This is the third article in a series of articles that describe code review process. In this part, we will have a look at the lightweight code review process.
Lightweight code review techniques, as distinct from formal inspections, are less official and must be a part of the modern software development process. Lightweight inspections can be divided into the following types:
- Pair programming
- Over-the-shoulder inspections
- Email pass-around inspections
- Tool-assigned code review
Pair programming is a software development technique in which two programmers work together at a single computer. One, the driver, writes code while the other, the observer, reviews each line of code as it is typed in. The two programmers switch roles frequently.
It is important to adhere the following principles while programming in pair:
Use Ping-Pong pair programming
Shortly PPP is a derivative of Test Driven Development (TDD). While using TDD you write a test first, and then you confirm that the test fails, and write code to make the test pass. After this, you confirm that the test passes and no other tests are broken.

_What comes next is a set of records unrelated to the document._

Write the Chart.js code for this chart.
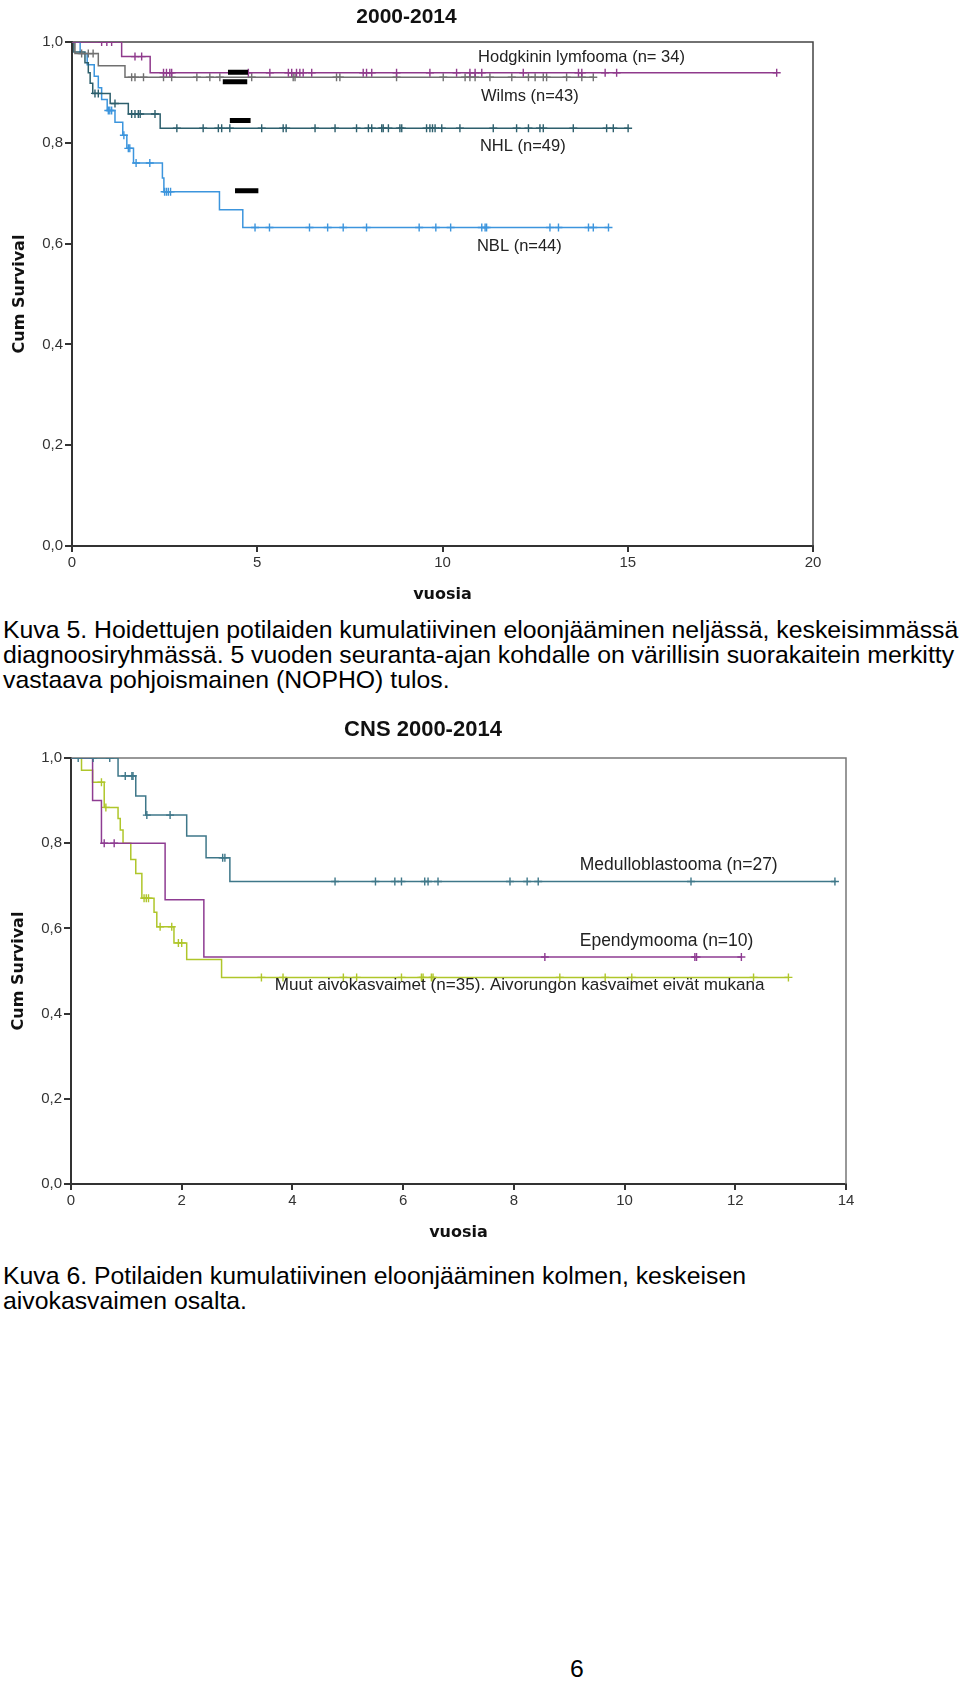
<!DOCTYPE html>
<html lang="fi">
<head>
<meta charset="utf-8">
<title>Kuva 5 ja 6</title>
<script src="https://cdn.jsdelivr.net/npm/chart.js@4.4.1/dist/chart.umd.min.js"></script>
<style>
  html, body { margin: 0; padding: 0; background: #fff; }
  #page { position: relative; width: 960px; height: 1682px; overflow: hidden; background: #fff; }
  #page canvas { position: absolute; left: 0; }
  .caption {
    position: absolute;
    left: 3px;
    font-family: "Liberation Sans", Arial, sans-serif;
    font-size: 24.8px;
    line-height: 25px;
    color: #000;
    white-space: nowrap;
  }
</style>
</head>
<body>
<div id="page">
  <canvas id="allChart" width="830" height="610" style="top:0"></canvas>
  <div class="caption" style="top:617px">Kuva 5. Hoidettujen potilaiden kumulatiivinen eloonjääminen neljässä, keskeisimmässä<br>diagnoosiryhmässä. 5 vuoden seuranta-ajan kohdalle on värillisin suorakaitein merkitty<br>vastaava pohjoismainen (NOPHO) tulos.</div>
  <canvas id="cnsChart" width="860" height="550" style="top:700px"></canvas>
  <div class="caption" style="top:1263px">Kuva 6. Potilaiden kumulatiivinen eloonjääminen kolmen, keskeisen<br>aivokasvaimen osalta.</div>
  <div class="caption" style="top:1656px; left:570px">6</div>
</div>
<script>
// --- Kuva 5: 2000-2014, four diagnosis groups (years, cumulative survival)
const hodgkinTime = [0, 1.34, 2.11, 19.02];
const hodgkinSurv = [1, 0.971, 0.939, 0.939];
const hodgkinCensor = [0.80, 0.94, 1.07, 1.70, 1.88, 2.47, 2.55, 2.64, 2.69, 4.76, 5.34, 5.84, 5.93, 6.06, 6.15, 6.24, 6.47,
  7.86, 7.95, 8.09, 8.76, 9.66, 10.38, 10.74, 10.88, 11.06, 12.18, 13.67, 13.76, 14.39, 14.70, 19.02];

const wilmsTime = [0, 0.08, 0.71, 1.43, 14.07];
const wilmsSurv = [1, 0.977, 0.953, 0.930, 0.930];
const wilmsCensor = [0.26, 0.44, 0.57, 1.61, 1.70, 1.93, 2.47, 2.69, 3.37, 3.72, 3.99, 4.85, 5.97, 6.02, 7.14, 7.23, 8.76,
  10.02, 10.61, 10.74, 10.88, 11.28, 11.87, 12.32, 12.50, 12.72, 12.81, 13.35, 13.76, 14.07];

const nhlTime = [0, 0.05, 0.35, 0.44, 0.49, 0.56, 1.03, 1.52, 2.38, 15.01];
const nhlSurv = [1, 0.980, 0.959, 0.939, 0.918, 0.898, 0.878, 0.857, 0.829, 0.829];
const nhlCensor = [0.62, 0.71, 1.16, 1.61, 1.70, 1.79, 1.84, 2.24, 2.83, 3.54, 3.95, 4.04, 4.26, 5.12, 5.70, 5.78, 6.56,
  7.10, 7.68, 8.00, 8.09, 8.36, 8.40, 8.54, 8.85, 8.90, 9.57, 9.66, 9.73, 9.80, 9.98, 10.47, 11.37, 12.00, 12.32, 12.63,
  12.72, 13.53, 14.43, 14.61, 15.01];

const nblTime = [0, 0.22, 0.41, 0.60, 0.71, 0.80, 0.95, 1.16, 1.37, 1.48, 1.66, 2.44, 2.48, 3.98, 4.61, 14.48];
const nblSurv = [1, 0.977, 0.955, 0.932, 0.909, 0.886, 0.864, 0.841, 0.815, 0.789, 0.760, 0.730, 0.703, 0.667, 0.632, 0.632];
const nblCensor = [0.98, 1.02, 1.07, 1.40, 1.52, 1.56, 1.73, 2.10, 2.50, 2.55, 2.60, 2.66, 4.94, 5.33, 6.41, 6.90, 7.32,
  7.95, 9.37, 9.82, 10.22, 11.06, 11.15, 11.19, 12.90, 13.13, 13.94, 14.07, 14.48];

// NOPHO 5-year reference results (black bars)
const nophoValue = [0.940, 0.921, 0.844, 0.705];
const nophoStart = [4.21, 4.07, 4.26, 4.40];
const nophoEnd = [4.75, 4.73, 4.82, 5.03];

// --- Kuva 6: CNS 2000-2014
const medTime = [0, 0.85, 1.17, 1.35, 2.09, 2.44, 2.87, 13.82];
const medSurv = [1, 0.958, 0.911, 0.866, 0.817, 0.766, 0.710, 0.710];
const medCensor = [0.13, 0.40, 0.70, 0.98, 1.10, 1.12, 1.37, 1.79, 2.74, 2.78, 4.77, 5.50, 5.85, 5.97, 6.39, 6.45, 6.63,
  7.93, 8.24, 8.44, 11.20, 13.80];

const epTime = [0, 0.39, 0.55, 1.70, 2.40, 12.11];
const epSurv = [1, 0.900, 0.800, 0.667, 0.533, 0.533];
const epCensor = [0.60, 0.78, 8.56, 11.27, 11.30, 12.11];

const muutTime = [0, 0.19, 0.39, 0.60, 0.85, 0.89, 0.94, 1.08, 1.17, 1.28, 1.50, 1.55, 1.86, 2.09, 2.72, 12.96];
const muutSurv = [1, 0.971, 0.943, 0.884, 0.858, 0.831, 0.800, 0.762, 0.729, 0.671, 0.638, 0.604, 0.566, 0.527, 0.485, 0.485];
const muutCensor = [0.55, 0.63, 1.32, 1.36, 1.40, 1.61, 1.82, 1.94, 2.00, 3.44, 3.83, 4.92, 5.16, 5.97, 6.33, 6.36, 6.51,
  6.54, 8.83, 9.65, 10.13, 12.33, 12.96];

const tickFont = { family: "'Liberation Sans', Arial, sans-serif", size: 15 };
const axisTitleFont = { family: "'DejaVu Sans', Verdana, sans-serif", size: 16, weight: "bold" };

function commaTick(value) {
  return Number(value).toFixed(1).replace(".", ",");
}

function survivalAt(times, surv, t) {
  let s = surv[0];
  for (let i = 0; i < times.length; i++) {
    if (times[i] <= t) s = surv[i];
  }
  return s;
}

function kmCurve(label, times, surv, color) {
  return {
    label,
    data: times.map((t, i) => ({ x: t, y: surv[i] })),
    showLine: true,
    stepped: "before",
    borderColor: color,
    borderWidth: 1.5,
    pointRadius: 0,
    fill: false
  };
}

function kmCensors(label, censor, times, surv, color) {
  return {
    label: `${label} censored`,
    data: censor.map((t) => ({ x: t, y: survivalAt(times, surv, t) })),
    showLine: false,
    pointStyle: "cross",
    pointRadius: 4,
    pointBorderWidth: 1.4,
    pointBorderColor: color,
    pointBackgroundColor: color
  };
}

function nophoBars() {
  const data = [];
  nophoValue.forEach((v, i) => {
    data.push({ x: nophoStart[i], y: v }, { x: nophoEnd[i], y: v }, { x: nophoEnd[i], y: null });
  });
  return {
    label: "NOPHO",
    data,
    showLine: true,
    spanGaps: false,
    borderColor: "#000",
    borderWidth: 5,
    borderCapStyle: "butt",
    pointRadius: 0
  };
}

function frameBoxPlugin(color, width) {
  return {
    id: "frameBox",
    beforeDatasetsDraw(chart) {
      const { ctx, chartArea } = chart;
      ctx.save();
      ctx.strokeStyle = color;
      ctx.lineWidth = width;
      ctx.beginPath();
      ctx.moveTo(chartArea.left, chartArea.top);
      ctx.lineTo(chartArea.right, chartArea.top);
      ctx.lineTo(chartArea.right, chartArea.bottom);
      ctx.stroke();
      ctx.restore();
    }
  };
}

function groupLabelsPlugin(items, fontSize) {
  return {
    id: "groupLabels",
    afterDatasetsDraw(chart) {
      const { ctx, scales } = chart;
      ctx.save();
      ctx.fillStyle = "#222";
      ctx.textBaseline = "middle";
      ctx.textAlign = "left";
      items.forEach((item) => {
        ctx.font = `${item.size || fontSize}px 'Liberation Sans', Arial, sans-serif`;
        ctx.fillText(item.text, scales.x.getPixelForValue(item.x), scales.y.getPixelForValue(item.y));
      });
      ctx.restore();
    }
  };
}

function buildKmChart(canvas, cfg) {
  return new Chart(canvas, {
    type: "scatter",
    data: { datasets: cfg.datasets },
    plugins: [frameBoxPlugin(cfg.frameColor, 1.5), groupLabelsPlugin(cfg.labels, cfg.labelSize)],
    options: {
      responsive: false,
      animation: false,
      devicePixelRatio: 1,
      layout: { padding: { left: 0, top: 0, right: cfg.padRight, bottom: 0 } },
      plugins: {
        legend: { display: false },
        tooltip: { enabled: false },
        title: {
          display: true,
          text: cfg.title,
          color: "#111",
          font: { family: "'Liberation Sans', Arial, sans-serif", size: cfg.titleSize, weight: "bold" },
          padding: cfg.titlePadding
        }
      },
      scales: {
        x: {
          type: "linear",
          min: 0,
          max: cfg.xMax,
          afterFit(scale) { scale.height = cfg.xAxisHeight; },
          ticks: { stepSize: cfg.xStep, font: tickFont, color: "#333", padding: 2, maxRotation: 0 },
          grid: { drawOnChartArea: false, drawTicks: true, tickLength: 6, color: "#333", lineWidth: 2 },
          border: { display: true, color: "#333", width: 2 },
          title: { display: true, text: "vuosia", color: "#111", font: axisTitleFont, padding: { top: 0, bottom: cfg.xTitlePad } }
        },
        y: {
          type: "linear",
          min: 0,
          max: 1,
          afterFit(scale) { scale.width = cfg.yAxisWidth; },
          ticks: { stepSize: 0.2, font: tickFont, color: "#333", padding: 2, callback: commaTick },
          grid: { drawOnChartArea: false, drawTicks: true, tickLength: 7, color: "#333", lineWidth: 2 },
          border: { display: true, color: "#333", width: 2 },
          title: { display: true, text: "Cum Survival", color: "#111", font: axisTitleFont, padding: { top: cfg.yTitlePad, bottom: 0 } }
        }
      }
    }
  });
}

const hodgkinColor = "#8f3a8c";
const wilmsColor = "#707070";
const nhlColor = "#2d5f6d";
const nblColor = "#3c95dd";

buildKmChart(document.getElementById("allChart"), {
  title: "2000-2014",
  titleSize: 21,
  titlePadding: { top: 4.4, bottom: 12.4 },
  padRight: 17,
  xMax: 20,
  xStep: 5,
  xAxisHeight: 64,
  xTitlePad: 5.4,
  yAxisWidth: 72,
  yTitlePad: 10,
  frameColor: "#444",
  labelSize: 16.5,
  labels: [
    { text: "Hodgkinin lymfooma (n= 34)", x: 10.96, y: 0.970 },
    { text: "Wilms (n=43)", x: 11.04, y: 0.891 },
    { text: "NHL (n=49)", x: 11.01, y: 0.792 },
    { text: "NBL (n=44)", x: 10.93, y: 0.594 }
  ],
  datasets: [
    nophoBars(),
    kmCensors("Hodgkinin lymfooma", hodgkinCensor, hodgkinTime, hodgkinSurv, hodgkinColor),
    kmCurve("Hodgkinin lymfooma", hodgkinTime, hodgkinSurv, hodgkinColor),
    kmCensors("Wilms", wilmsCensor, wilmsTime, wilmsSurv, wilmsColor),
    kmCurve("Wilms", wilmsTime, wilmsSurv, wilmsColor),
    kmCensors("NHL", nhlCensor, nhlTime, nhlSurv, nhlColor),
    kmCurve("NHL", nhlTime, nhlSurv, nhlColor),
    kmCensors("NBL", nblCensor, nblTime, nblSurv, nblColor),
    kmCurve("NBL", nblTime, nblSurv, nblColor)
  ]
});

const medColor = "#3e7789";
const epColor = "#8e3c92";
const muutColor = "#afc62a";

buildKmChart(document.getElementById("cnsChart"), {
  title: "CNS 2000-2014",
  titleSize: 22,
  titlePadding: { top: 16.8, bottom: 14.8 },
  padRight: 14,
  xMax: 14,
  xStep: 2,
  xAxisHeight: 66,
  xTitlePad: 7.4,
  yAxisWidth: 71,
  yTitlePad: 9,
  frameColor: "#777",
  labelSize: 17.5,
  labels: [
    { text: "Medulloblastooma (n=27)", x: 9.19, y: 0.749 },
    { text: "Ependymooma (n=10)", x: 9.19, y: 0.569 },
    { text: "Muut aivokasvaimet (n=35). Aivorungon kasvaimet eivät mukana", x: 3.68, y: 0.467, size: 17.1 }
  ],
  datasets: [
    kmCensors("Medulloblastooma", medCensor, medTime, medSurv, medColor),
    kmCurve("Medulloblastooma", medTime, medSurv, medColor),
    kmCensors("Ependymooma", epCensor, epTime, epSurv, epColor),
    kmCurve("Ependymooma", epTime, epSurv, epColor),
    kmCensors("Muut aivokasvaimet", muutCensor, muutTime, muutSurv, muutColor),
    kmCurve("Muut aivokasvaimet", muutTime, muutSurv, muutColor)
  ]
});
</script>
</body>
</html>
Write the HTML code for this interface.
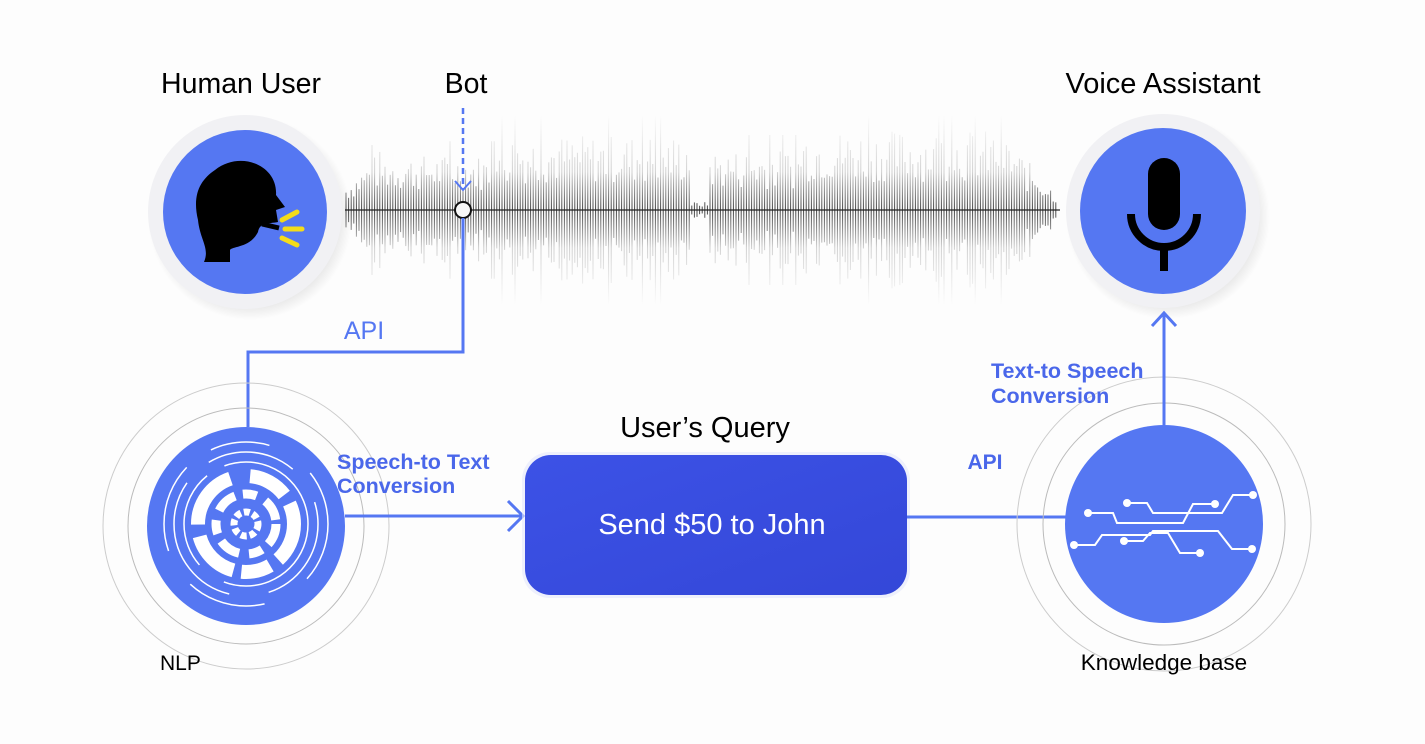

TDD is an excellent way to ensure robust test suite for all of your software development. However, there are some challenges. It is very easy to shortcut your tests a little by writing more than really needed. It is also easy to avoid testing the difficult cases.
Ping-Pong pairing works with two people. The first person writes a test and confirms it fails. Then the keyboard passes to the second person. The second person works on making the test pass. The second person finishes the implementation and confirms all the tests pass. Then they write a new test and confirms it fails. The first person takes the action and writes code. The process repeats as long as needed.
The following illustration demonstrates the process.
The difference from the TDD approach is that after failing a test, the other developer takes control. As far as control switches quite frequently, partners stay more engaged in what is going on. They do not have to implement the code for their own tests. Developers are much less likely to take shortcuts just to allow themselves to get by.
Discuss your actions
It is important to discuss all current and potential actions with the partner while writing code. Explain to your mate what do you do and why? If there are no subjects to discuss, you got the wrong direction. Avoid using the pair programming approach for simple and trivial tasks.
Concentrate on your work
The pair work must be planned in such a way to take the whole time interval from start to the end. Calls or meetings should not disturb developers.
The main problem of a regular code review is that the reviewers give not sufficient feedback while reviewing your code. However, when they start work with this code, you receive a lot of criticism and indication of all bottlenecks.
This type of review supposes that one person stands behind another and the code author steps through their code with the reviewer. When the team finds bugs, they work together to fix it on the spot or simply submit it to a bug tracking system.
This type of review may be accomplished by using a diff-tool. Typically you go through a change list and examine the changes between the current and previous versions of the files in that change list.
This lightweight method is suitable when developers are in the same office and can schedule the time to work together. It doesn’t work when developers are geographically separated.
Email Pass-Around Inspections
This type of code review supposes that team members email the code to each other as it is developed and send feedback and comments back and forth. The author is responsible for collecting the files under review. Reviewers then have to extract those files from the email and generate differences between each version. It is easy to involve other people in this process, and it works well for geographically-distributed teams. However, it is hard to track issues or tie comments to the specific section of code they apply to.
Tool-Assisted Code Reviews
As a matter of fact, the tool-assisted code review is the most popular and modern approach these days. It allows developers to review code without interruption from the main tasks, often right inside an IDE. There are a lot of extremely powerful tools and solutions on the market today. Such tools not only facilitates the review process but also provides a rich set of features like:
- Code discussion
- Multiple review iterations
- Integration with source control systems and diff-tools
- Reporting and Statistics
This is not commercial content, so please add your comments if you are interested in a detailed review (and demo) of the most popular tools for code review. If there will be at least 10 comments, I will create an article or a series of articles on this topic.
Historically, formal code reviews have required a considerable investment in preparation for the review event and execution time. Use of code analysis tools can support this activity. Especially tools that work in the IDE as they provide direct feedback to developers of coding standard compliance.